# START OF DATASET EXTRACT
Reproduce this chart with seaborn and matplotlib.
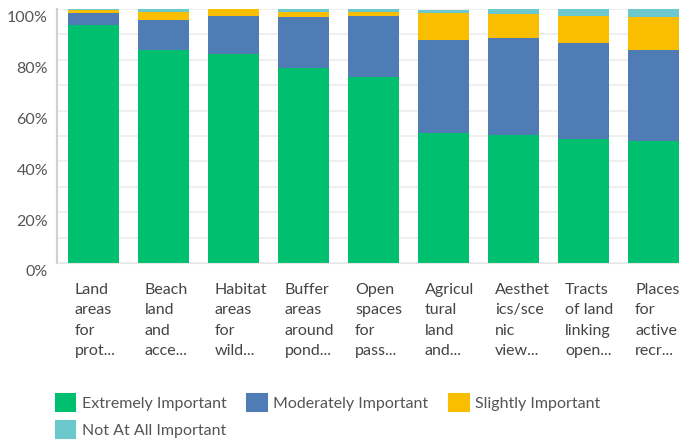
import numpy as np
import pandas as pd
import matplotlib
matplotlib.use('Agg')
import matplotlib.pyplot as plt
import matplotlib.transforms as mtransforms
from matplotlib.patches import Patch
import seaborn as sns

categories = ['Land\nareas\nfor\nprot...', 'Beach\nland\nand\nacce...', 'Habitat\nareas\nfor\nwild...',
              'Buffer\nareas\naround\npond...', 'Open\nspaces\nfor\npass...', 'Agricul\ntural\nland\nand...',
              'Aesthet\nics/sce\nnic\nview...', 'Tracts\nof land\nlinking\nopen...', 'Places\nfor\nactive\nrecr...']
extremely = [93.7, 83.9, 82.3, 76.8, 73.2, 51.2, 50.4, 48.8, 48.0]
moderately = [4.7, 11.8, 15.0, 20.0, 24.0, 36.6, 38.2, 37.8, 35.8]
slightly = [1.2, 3.3, 2.7, 2.0, 1.6, 10.6, 9.4, 10.6, 13.0]
not_at_all = [0.4, 1.0, 0.0, 1.2, 1.2, 1.2, 2.0, 2.8, 3.2]
series_names = ['Extremely Important', 'Moderately Important', 'Slightly Important', 'Not At All Important']
colors = ['#00BF6F', '#507CB6', '#F9BE00', '#6BC8CD']
ytick_vals = [0, 20, 40, 60, 80, 100]
ytick_labels = ['0%', '20%', '40%', '60%', '80%', '100%']

sns.set_style('whitegrid')
plt.rcParams['font.family'] = ['Lato', 'DejaVu Sans']

df = pd.DataFrame({'cat': categories, 'e': extremely, 'm': moderately, 's': slightly, 'n': not_at_all})
df['c1'] = df['e']
df['c2'] = df['c1'] + df['m']
df['c3'] = df['c2'] + df['s']
df['c4'] = df['c3'] + df['n']

fig = plt.figure(figsize=(6.79, 4.42), dpi=100)
ax = fig.add_axes([57/679, 1 - 263/442, 1 - 57/679, 254/442])

# cumulative totals drawn tallest first so each layer covers the one behind
for col, color in zip(['c4', 'c3', 'c2', 'c1'], colors[::-1]):
    sns.barplot(data=df, x='cat', y=col, color=color, width=0.73, saturation=1,
                linewidth=0, ax=ax, order=categories)

ax.set_xlim(-0.52, 8.364)
ax.set_ylim(0, 100)
ax.set_yticks(ytick_vals)
ax.set_yticks([10, 30, 50, 70, 90], minor=True)
ax.set_yticklabels(ytick_labels)
ax.set_xlabel('')
ax.set_ylabel('')
ax.grid(axis='y', which='both', color='#ececec', linewidth=1.2)
ax.grid(axis='x', visible=False)
ax.set_axisbelow(True)
for s in ['top', 'right']:
    ax.spines[s].set_visible(False)
ax.spines['left'].set_color('#d0d0d0')
ax.spines['left'].set_linewidth(1.5)
ax.spines['bottom'].set_color('#e6e6e6')

ax.tick_params(axis='y', which='both', length=0, pad=6.5, labelsize=11.5, labelcolor='#555555')
yoff = mtransforms.ScaledTranslation(0, -8/100, fig.dpi_scale_trans)
for lab in ax.get_yticklabels():
    lab.set_transform(lab.get_transform() + yoff)
ax.tick_params(axis='x', length=0, pad=14.5, labelsize=11.5, labelcolor='#444444')
xoff = mtransforms.ScaledTranslation(-18.5/100, 0, fig.dpi_scale_trans)
for lab in ax.get_xticklabels():
    lab.set_ha('left')
    lab.set_linespacing(1.57)
    lab.set_transform(lab.get_transform() + xoff)

# legend filled column by column, so reorder to read row by row
order = [0, 3, 1, 2]
handles = [Patch(facecolor=colors[i], edgecolor=colors[i], linewidth=1.5, joinstyle='round') for i in order]
labels = [series_names[i] for i in order]
fig.legend(handles, labels, loc='upper left', bbox_to_anchor=(56/679, 1 - 394/442),
           ncol=3, frameon=False, fontsize=11.5, handlelength=1.22, handleheight=1.3,
           handletextpad=0.4, columnspacing=1.3, labelspacing=0.6, labelcolor='#555555',
           borderaxespad=0, borderpad=0)

fig.savefig('out.png', dpi=100)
# END OF DATASET EXTRACT
Repeat, word for word and with no pictures, only the lines running from the beginning of the data to the line that contains "import seaborn as sns".

RESPONSE:
Reproduce this chart with seaborn and matplotlib.
import numpy as np
import pandas as pd
import matplotlib
matplotlib.use('Agg')
import matplotlib.pyplot as plt
import matplotlib.transforms as mtransforms
from matplotlib.patches import Patch
import seaborn as sns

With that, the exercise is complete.